As marmitas, a Rainha de Inglaterra e os quatro mil milhões

É incomparavelmente maior o desperdício associado à restauração que o que existe associado à cozinha feita em casa.

Eu, marmiteiro desde sempre me confesso. Não entendo o tom negativo com que se escreve sobre o saudável hábito de levar para o trabalho o que se decidiu comer.

Eu sei que os tempos vão maus para quem, como eu, defende a frugalidade como condição de sustentabilidade: é meio caminho andado para ser acusado de lacaio do governo, da troika e do grande capital, que mexe os cordelinhos de tudo isto.

A verdade é que é incomparavelmente maior o desperdício associado à restauração que o que existe associado à cozinha feita em casa, por medida e aproveitando restos, sem as restrições da legislação paranóica que regulamenta o uso de alimentos. E ainda com um uso menor de equipamentos de elevado consumo energético.

Para além da sustentabilidade e economia, há outra tendência que aconselha esta prática: saber exactamente o que se come, um luxo hoje acessível a pouca gente nas cidades.

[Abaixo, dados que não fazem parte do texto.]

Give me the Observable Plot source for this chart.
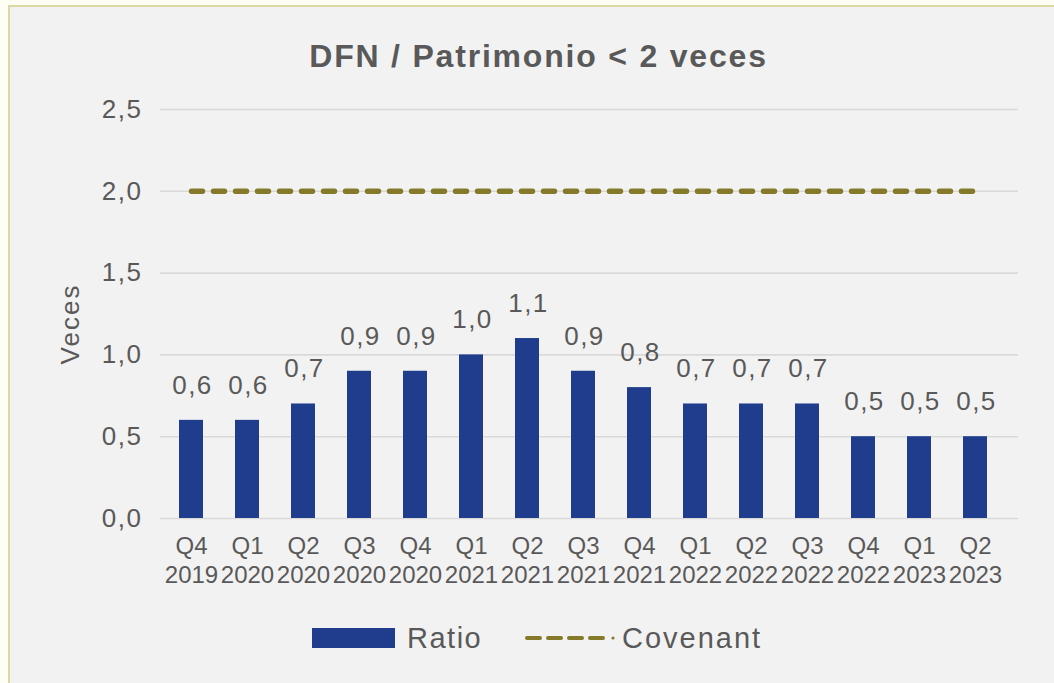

Quando nos séculos XVIII e XIX, no coração da revolução industrial inglesa, se começou a desenvolver o conceito de horta urbana, a ideia era eminentemente social, pretendia-se melhorar a alimentação dos operários, a baixo custo, abrindo-lhes a possibilidade de usarem uma horta.

Nos anos 40 do século XX, quando Caldeira Cabral escreveu os primeiros textos portugueses a defender a mesma ideia, era ainda a preocupação social, associada à da gestão do território, que dominava. E essa visão das hortas urbanas como um apoio social manteve-se durante os muitos anos que Ribeiro Telles leva a defendê-las.

Mas olhando para a campanha Eat the View, a que aderiram, por exemplo, Michele Obama e a Rainha de Inglaterra, percebemos que não é por falta de recursos que as duas têm hortas, respectivamente na Casa Branca e no Palácio de Buckingham.

O verdadeiro luxo não é almoçar um carré de borrego vindo da Nova Zelândia, o verdadeiro luxo é comer uns grelos colhidos nessa manhã e que se sabe exactamente como foram produzidos. É por isso que me entristece que não haja uma horta no Palácio de Belém e outra em S. Bento.

As hortas não têm de ser as traseiras do espaço urbano, como não o eram nas quintas de recreio, com os caminhos, os sistemas de rega e elementos chave, como os alegretes (o nome diz tudo), a criarem um ambiente de grande qualidade estética, sem que o espaço perdesse a sua função produtiva.

Ainda não desesperei de ver o tabuleiro central do Parque Eduardo VII cheio de hortas, num espaço bem desenhado para acolher as funções urbanas de uma das zonas mais nobres de Lisboa.

As vantagens seriam muitas, desde a liberdade de escolher o que se come, na época certa, no momento certo de maturação, até ao contributo para o corte dos 4000 milhões de despesa do Estado, através da redução na factura da manutenção do jardim.